Assa Traoré a été reconnue coupable, mercredi en appel, de diffamation envers une gendarme, qu’elle avait accusé d’avoir menti dans l’enquête sur la mort de son frère, Adama Traoré.
Relaxée en première instance de poursuites en diffamation intentées par quatre gendarmes, Assa Traoré a été condamnée mercredi en appel à verser des dommages et intérêts à l'une d'entre eux. Elle a en revanche de nouveau été mise hors de cause concernant les trois autres.
La cour d'appel de Paris ne se prononçait que sur le plan civil : la relaxe au pénal d'Assa Traoré, est définitive dans la mesure où seuls les gendarmes, et non le parquet, avaient fait appel.
Contrairement au tribunal qui l'avait totalement relaxée en 2021, la cour d'appel a reconnu une «faute civile» d'Assa Traoré à l'encontre d'une gendarme, qu'elle avait accusée en 2019, dans une tribune diffusée sur Facebook, d'avoir «menti» dans l'enquête sur la mort de son frère Adama (le 19 juillet 2016, après son interpellation). Elle a été condamnée à verser à l'adjudante 5.000 euros de dommages et intérêts et 4.000 euros en frais d'avocats.
Identité affichée et accusation
Dans son texte, baptisé «J’accuse», Assa Traoré avait affiché l’identité des militaires en les accusant «d’avoir tué (son) frère Adama Traoré en l’écrasant avec le poids de leurs corps», «de ne pas (l’)avoir secouru» et «d’avoir refusé de (le) démenotter en affirmant qu’il simulait».
Pour rappel, les juges d’instruction cherchent toujours à déterminer les causes du décès du jeune homme mort à 24 ans. De très nombreuses expertises médicales ont été pratiquées. Certaines ont mis en cause les problèmes de santé de la victime, d’autres, demandées par sa famille, ont pointé le plaquage ventral des gendarmes.
«Un recadrage judiciaire salutaire»
Me Thibault de Montbrial, avocat de l'adjudante, a estimé que la condamnation pour diffamation est «un recadrage judiciaire salutaire, par lequel la cour d'appel de Paris rappelle que le militantisme de Mme Traoré n'est pas un totem d'immunité pour raconter n'importe quoi sur les gendarmes».
Lors de la relaxe initiale, le tribunal avait en effet estimé que «l'excès du propos tenu par Assa Traoré, sur un ton provocateur, et la force des accusations portées contre les gendarmes alors même qu'ils n'étaient ni jugés ni mis en examen doivent nécessairement être appréhendés à la lumière des circonstances de leur publication et du combat personnel et militant ainsi mené par la prévenue». Un point de vue qui avait ulcéré les avocats de gendarmes : «à partir d'aujourd'hui en France, quiconque aura "un combat personnel et militant" contre la police, les institutions, la justice, pourra aller dire absolument n'importe quoi sans encourir de foudres judiciaires», avait dénoncé l'un d'eux.
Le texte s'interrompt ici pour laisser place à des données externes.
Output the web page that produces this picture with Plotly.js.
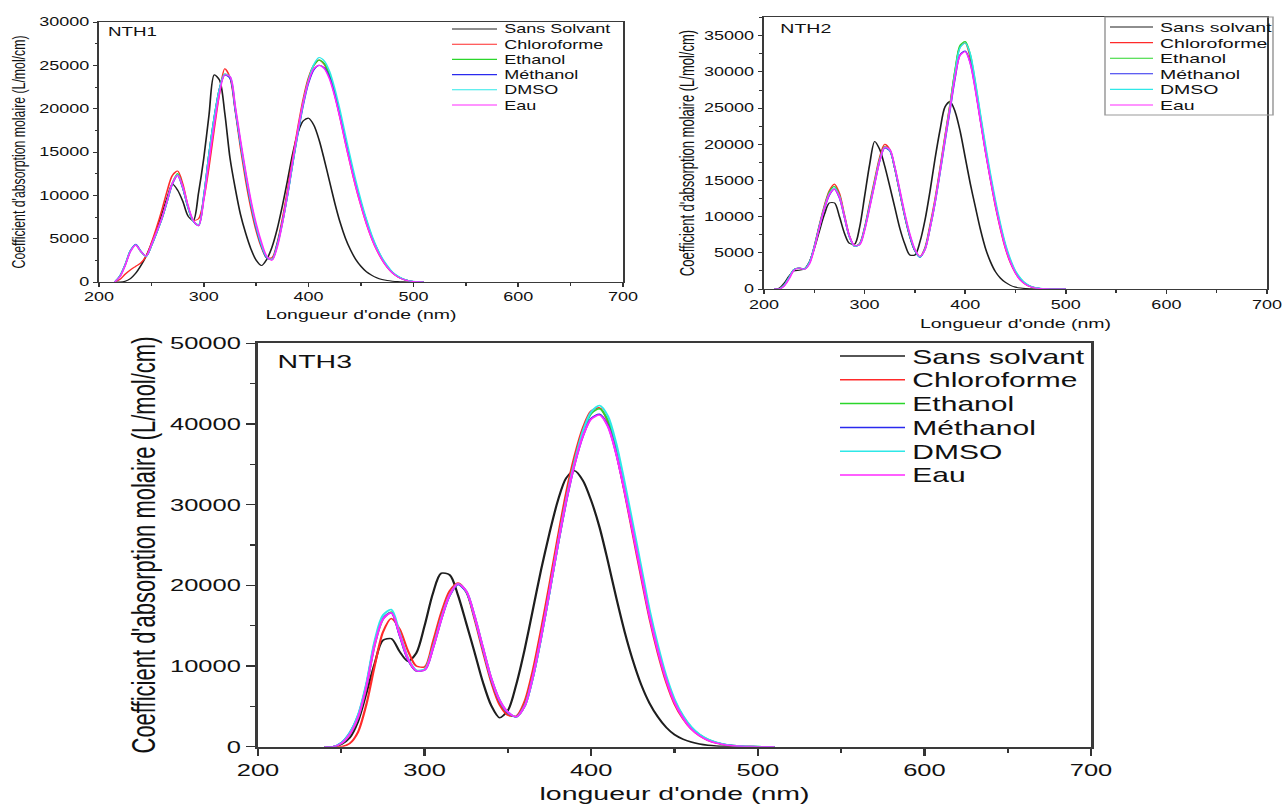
<!DOCTYPE html>
<html>
<head>
<meta charset="utf-8">
<script src="https://cdn.plot.ly/plotly-3.0.1.min.js"></script>
<style>
html,body{margin:0;padding:0;background:#fff;overflow:hidden;}
#wrap{width:1283px;height:807px;overflow:hidden;position:relative;}
#plot{width:855px;height:807px;transform-origin:0 0;}
</style>
</head>
<body>
<div id="wrap"><div id="plot"></div></div>
<script>
// ---------------- DATA ----------------
const seriesNames1 = ["Sans Solvant","Chloroforme","Ethanol","Méthanol","DMSO","Eau"];
const seriesNames2 = ["Sans solvant","Chloroforme","Ethanol","Méthanol","DMSO","Eau"];
const seriesNames3 = ["Sans solvant","Chloroforme","Ethanol","Méthanol","DMSO","Eau"];
const panelLabels = ["NTH1","NTH2","NTH3"];
const xTitles = ["Longueur d'onde (nm)","Longueur d'onde (nm)","longueur d'onde (nm)"];
const yTitle = "Coefficient d'absorption molaire (L/mol/cm)";

// NTH1 wavelengths (nm)
const w1 = [215,220,225,230,235,240,245,250,255,260,265,270,275,280,285,290,295,300,305,310,315,320,325,330,335,340,345,350,355,360,365,370,375,380,385,390,395,400,405,410,415,420,425,430,435,440,445,450,455,460,465,470,475,480,485,490,495,500,505,510];
const nth1_sans = [0,0,100,400,1000,1900,3000,4400,6000,7800,9700,11300,10600,9300,7600,7100,10300,14300,19300,23900,23300,19500,14300,10800,7800,5600,3800,2500,1900,2600,4000,6100,8800,11800,14900,17300,18600,18900,18100,16400,14100,11600,9100,6900,5100,3700,2600,1800,1200,800,500,300,170,90,40,10,0,0,0,0];
const nth1_chl = [0,300,900,1400,1800,2200,3000,4500,6300,8300,10500,12300,12800,11300,8700,7100,7300,9600,13300,17700,21800,24600,23600,19800,15500,11700,8500,5900,4000,2800,2800,4500,7300,10700,14400,18000,21200,23600,25000,25600,25100,23700,21600,19000,16200,13500,11000,8800,6800,5100,3700,2600,1700,1050,600,320,140,50,10,0];
const nth1_eth = [0,700,2000,3600,4300,3500,2950,4200,5700,7300,9300,11400,12500,10900,8600,7000,6600,9900,14800,19000,22300,24000,23600,20000,16000,12300,9000,6300,4200,2800,2600,4300,6900,10200,13900,17500,20800,23400,25000,25600,25200,23900,21900,19300,16500,13800,11300,9100,7100,5300,3900,2700,1800,1100,650,350,160,60,15,0];
const nth1_met = [0,700,2000,3600,4350,3550,2950,4200,5700,7300,9300,11300,12300,10800,8600,7000,6500,9900,14800,19000,22300,23900,23500,19900,16000,12300,9000,6300,4200,2800,2600,4300,6900,10100,13800,17300,20500,23000,24500,25000,24700,23600,21600,19100,16400,13800,11300,9100,7100,5300,3900,2700,1800,1100,650,350,160,60,15,0];
const nth1_dmso = [0,700,2000,3600,4300,3500,2950,4200,5700,7300,9300,11400,12400,10900,8600,7000,6600,9900,14800,19000,22300,24000,23700,20100,16100,12400,9100,6400,4300,2900,2600,4200,6800,10100,13800,17400,20700,23300,25100,25900,25500,24300,22300,19800,17000,14300,11700,9400,7300,5500,4000,2800,1900,1150,700,380,170,70,20,0];
const nth1_eau = [0,600,1900,3500,4250,3500,3000,4300,5800,7400,9400,11400,12300,11000,8800,7100,6500,9500,14000,18200,21800,23900,23700,20300,16400,12700,9400,6700,4600,3000,2500,4000,6800,10300,14100,17700,20800,23200,24600,25000,24600,23400,21400,18900,16100,13500,11000,8800,6800,5100,3700,2600,1700,1050,600,320,140,50,10,0];

// NTH2 wavelengths (nm)
const w2 = [210,215,220,225,230,235,240,245,250,255,260,265,270,275,280,285,290,295,300,305,310,315,320,325,330,335,340,345,350,355,360,365,370,375,380,385,390,395,400,405,410,415,420,425,430,435,440,445,450,455,460,465,470,475,480,485,490,495,500];
const nth2_sans = [0,100,800,1800,2500,2600,2750,3700,5600,8000,10300,11900,11900,10000,7700,6300,6200,8500,12800,17200,20400,19300,17000,14200,11300,8400,6200,4700,4700,6500,9500,13500,18000,22000,25200,25900,24500,21800,18200,14600,11400,8300,5700,3800,2400,1500,900,500,260,130,60,25,0,0,0,0,0,0,0];
const nth2_chl = [0,0,500,1600,2700,2900,2750,3600,5900,8800,11500,13600,14500,13200,10200,7300,5900,6300,8500,11800,15100,18200,20000,19300,16700,13300,10000,7200,5300,4500,5700,8800,12400,16700,21200,25600,30200,33500,34000,32000,28000,23500,19200,15200,11500,8300,5600,3600,2200,1200,650,320,150,60,20,0,0,0,0];
const nth2_eth = [0,0,500,1600,2700,2900,2750,3600,5800,8700,11300,13400,14200,12900,10000,7200,5900,6200,8300,11500,14800,17900,19700,19200,16700,13400,10100,7300,5300,4400,5500,8500,12100,16400,21000,25500,30300,33700,34200,32400,28500,24000,19600,15600,11900,8700,6000,3900,2400,1400,750,380,180,80,30,10,0,0,0];
const nth2_met = [0,0,500,1600,2700,2900,2750,3600,5800,8600,11100,13000,13800,12600,9900,7200,5900,6200,8300,11400,14600,17700,19500,19100,16700,13400,10100,7300,5300,4400,5500,8400,11900,16100,20500,24800,29200,32400,32900,31300,27800,23500,19300,15400,11800,8600,5900,3800,2300,1300,700,350,160,70,25,5,0,0,0];
const nth2_dmso = [0,0,500,1600,2700,2900,2750,3600,5800,8600,11200,13200,14000,12800,10000,7200,5900,6200,8300,11400,14700,17800,19600,19200,16800,13500,10200,7400,5400,4400,5500,8400,12000,16200,20800,25200,30000,33400,34000,32500,28700,24300,20000,16000,12300,9000,6200,4100,2500,1500,800,400,190,90,35,10,0,0,0];
const nth2_eau = [0,0,400,1400,2600,2900,2700,3400,5600,8500,11100,13100,13800,12700,10000,7300,6000,6100,8100,11200,14500,17700,19600,19300,16900,13700,10400,7600,5500,4500,5400,8400,12000,16300,20800,25100,29400,32300,32800,31200,27600,23300,19100,15200,11600,8400,5700,3700,2200,1200,650,320,150,60,20,0,0,0,0];

// NTH3 wavelengths (nm)
const w3 = [240,245,250,255,260,265,270,275,280,285,290,295,300,305,310,315,320,325,330,335,340,345,350,355,360,365,370,375,380,385,390,395,400,405,410,415,420,425,430,435,440,445,450,455,460,465,470,475,480,485,490,495,500,505,510];
const nth3_sans = [0,0,300,1100,3100,6600,10300,13200,13400,11800,10600,11600,15000,19000,21500,21300,18800,15300,11700,8000,5100,3600,4500,7700,12000,17000,22000,26500,30500,33300,34200,33000,30500,27200,23000,18500,14300,10700,7700,5400,3700,2400,1500,950,580,340,190,100,50,20,0,0,0,0,0];
const nth3_chl = [0,0,0,400,1800,5200,10000,14200,15900,14600,11900,10000,9900,13000,16600,19300,20300,19200,15800,11800,8000,5200,3900,3800,5600,9500,14600,20200,26000,31500,36000,39500,41600,42000,40300,36500,31600,26300,21000,15900,11600,8000,5300,3500,2200,1350,800,450,240,120,50,15,0,0,0];
const nth3_eth = [0,0,400,1500,3600,7400,12600,15800,16700,13900,10900,9400,9600,12300,15900,18800,20200,19200,16100,12200,8400,5700,4200,3700,5100,8700,13700,19300,25100,30600,35300,39000,41300,41900,40500,37000,32200,27000,21800,16600,12200,8500,5700,3800,2400,1500,900,520,290,150,70,25,10,0,0];
const nth3_met = [0,0,500,1700,3800,7600,12800,15900,16600,13800,10800,9400,9500,12200,15800,18700,20100,19200,16100,12200,8400,5700,4200,3700,5000,8600,13600,19200,25000,30400,35000,38500,40700,41200,39800,36400,31800,26700,21500,16300,12000,8400,5600,3700,2300,1450,850,500,280,140,65,25,5,0,0];
const nth3_dmso = [0,0,500,1700,3900,7800,13100,16300,17000,14100,11000,9500,9600,12300,15900,18800,20200,19300,16200,12300,8500,5800,4300,3700,5000,8600,13600,19200,25100,30600,35300,39100,41500,42300,41000,37600,32800,27600,22300,17000,12600,8800,5900,3900,2500,1550,950,560,310,160,75,30,10,0,0];
const nth3_eau = [0,0,400,1500,3600,7400,12600,15800,16600,13900,10900,9400,9500,12200,15800,18800,20200,19300,16200,12300,8500,5800,4300,3700,5000,8700,13700,19300,25100,30500,35000,38500,40600,41100,39700,36300,31700,26600,21400,16200,11900,8300,5500,3600,2200,1350,800,450,240,120,50,15,0,0,0];

const solventColors = ["#1e1e1e","#ff2a2a","#2bd62b","#2a2aee","#2ee8e8","#ff2aff"];

// ---------------- LAYOUT HELPERS ----------------
const FW = 1283, FH = 807;       // final picture size
const W = 855;                   // plotly width before horizontal stretch
const SX = FW / W;
document.getElementById('plot').style.transform = 'scaleX(' + SX + ')';
const FONT = "Liberation Sans, Arial, Helvetica, sans-serif";
const fx = px => px / FW;              // final x pixel -> paper
const fy = py => 1 - py / FH;          // final y pixel -> paper

const panels = [
  {names: seriesNames1, x: w1, ys: [nth1_sans,nth1_chl,nth1_eth,nth1_met,nth1_dmso,nth1_eau], lw: 1.1,
   leg: {x0: 452, x1: 497, tx: 503, y0: 29, dy: 15.2, fs: 12, box: false}},
  {names: seriesNames2, x: w2, ys: [nth2_sans,nth2_chl,nth2_eth,nth2_met,nth2_dmso,nth2_eau], lw: 1.1,
   leg: {x0: 1110, x1: 1153, tx: 1158, y0: 27, dy: 15.6, fs: 13, box: [1105, 1273, 17, 115]}},
  {names: seriesNames3, x: w3, ys: [nth3_sans,nth3_chl,nth3_eth,nth3_met,nth3_dmso,nth3_eau], lw: 1.5,
   leg: {x0: 840, x1: 905, tx: 911, y0: 356, dy: 23.8, fs: 20, box: false}}
];

const traces = [];
const shapes = [];
const annotations = [];
panels.forEach((p, pi) => {
  const ax = pi === 0 ? '' : String(pi + 1);
  const L = p.leg;
  if (L.box) {
    shapes.push({type: 'rect', xref: 'paper', yref: 'paper', x0: fx(L.box[0]), x1: fx(L.box[1]), y0: fy(L.box[3]), y1: fy(L.box[2]),
                 line: {color: '#9a9a9a', width: 1}, fillcolor: 'rgba(255,255,255,0)', layer: 'above'});
  }
  p.ys.forEach((y, si) => {
    traces.push({
      type: 'scatter', mode: 'lines', x: p.x, y: y, name: p.names[si],
      xaxis: 'x' + ax, yaxis: 'y' + ax, showlegend: false,
      line: {color: solventColors[si], width: p.lw, shape: 'spline', smoothing: 0.8},
      hoverinfo: 'skip'
    });
    // legend entry (sample line + label)
    const ry = L.y0 + si * L.dy;
    shapes.push({type: 'line', xref: 'paper', yref: 'paper', x0: fx(L.x0), x1: fx(L.x1), y0: fy(ry), y1: fy(ry),
                 line: {color: solventColors[si], width: p.lw}, layer: 'above'});
    annotations.push({text: p.names[si], xref: 'paper', yref: 'paper', x: fx(L.tx), y: fy(ry + 0.5),
                      xanchor: 'left', yanchor: 'middle', showarrow: false, borderpad: 0,
                      font: {family: FONT, size: L.fs, color: '#111'}});
  });
});

function xAxis(domain, anchor, o) {
  return {
    domain: domain, anchor: anchor, range: [200, 700], tick0: 200, dtick: 100,
    ticks: 'outside', ticklen: o.tl, tickwidth: o.tw, tickcolor: '#333',
    showline: true, linecolor: '#3a3a3a', linewidth: o.lw, mirror: true,
    showgrid: false, zeroline: false, automargin: false, tickformat: 'd',
    ticklabeloverflow: 'allow',
    tickfont: {family: FONT, size: o.tf, color: '#111'},
    minor: {dtick: 50, ticks: 'outside', ticklen: o.mtl, tickwidth: o.tw, tickcolor: '#333', showgrid: false},
    title: {text: o.title, font: {family: FONT, size: o.ttf, color: '#111'}, standoff: o.so}
  };
}
function yAxis(domain, anchor, o) {
  return {
    domain: domain, anchor: anchor, range: [0, o.max], tick0: 0, dtick: o.dt,
    ticks: 'outside', ticklen: o.tl, tickwidth: o.tw, tickcolor: '#333',
    showline: true, linecolor: '#3a3a3a', linewidth: o.lw, mirror: true,
    showgrid: false, zeroline: false, automargin: false,
    tickformat: 'd', exponentformat: 'none', ticklabeloverflow: 'allow',
    tickfont: {family: FONT, size: o.tf, color: '#111'},
    minor: {dtick: o.dt / 2, ticks: 'outside', ticklen: o.mtl, tickwidth: o.tw, tickcolor: '#333', showgrid: false},
    title: {text: yTitle, font: {family: FONT, size: o.ttf, color: '#111'}, standoff: o.so}
  };
}

annotations.push(
  {text: panelLabels[0], xref: 'paper', yref: 'paper', x: fx(105), y: fy(32), xanchor: 'left', yanchor: 'middle', showarrow: false, font: {family: FONT, size: 12.5, color: '#111'}},
  {text: panelLabels[1], xref: 'paper', yref: 'paper', x: fx(778), y: fy(28), xanchor: 'left', yanchor: 'middle', showarrow: false, font: {family: FONT, size: 13, color: '#111'}},
  {text: panelLabels[2], xref: 'paper', yref: 'paper', x: fx(274), y: fy(362), xanchor: 'left', yanchor: 'middle', showarrow: false, font: {family: FONT, size: 19, color: '#111'}}
);

const layout = {
  width: W, height: FH, autosize: false,
  margin: {l: 0, r: 0, t: 0, b: 0, pad: 0},
  paper_bgcolor: '#fff', plot_bgcolor: '#fff',
  showlegend: false, hovermode: false,
  font: {family: FONT, color: '#111'},
  xaxis:  xAxis([fx(99), fx(623)], 'y',  {tl: 4, mtl: 2.5, tw: 1, lw: 1, tf: 12, ttf: 13, so: 6, title: xTitles[0]}),
  yaxis:  yAxis([fy(282), fy(22)], 'x',  {max: 30000, dt: 5000, tl: 3, mtl: 1.8, tw: 1, lw: 1, tf: 12, ttf: 12.3, so: 6}),
  xaxis2: xAxis([fx(764), fx(1267)], 'y2', {tl: 4, mtl: 2.5, tw: 1, lw: 1.2, tf: 12, ttf: 13, so: 8, title: xTitles[1]}),
  yaxis2: yAxis([fy(289), fy(17)], 'x2', {max: 37600, dt: 5000, tl: 3, mtl: 1.8, tw: 1, lw: 1.2, tf: 12, ttf: 13, so: 3}),
  xaxis3: xAxis([fx(258), fx(1091)], 'y3', {tl: 7, mtl: 4, tw: 1.5, lw: 2, tf: 17, ttf: 19, so: 8, title: xTitles[2]}),
  yaxis3: yAxis([fy(746.7), fy(343.3)], 'x3', {max: 50000, dt: 10000, tl: 6, mtl: 3.5, tw: 1.5, lw: 2, tf: 17, ttf: 22, so: 3}),
  shapes: shapes,
  annotations: annotations
};

Plotly.newPlot('plot', traces, layout, {staticPlot: true, displayModeBar: false});
</script>
</body>
</html>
Me Rodolphe Bosselut, conseil de deux gendarmes, a salué que cette fois «la bonne foi n'est reconnue principalement qu'en raison des liens familiaux» d’Assa Traoré avec son frère, «la cour ayant souligné le caractère fragile de la base factuelle».
La cour a toutefois débouté trois autres gendarmes, qu'Assa Traoré avait accusé d'avoir donné la mort à son frère (elle avait en revanche été condamnée pour atteinte à la présomption d'innocence en 2021). Son avocat a tenu à pointer que sa cliente «a été relaxée au pénal et au civil» concernant les demandes de ces trois militaires.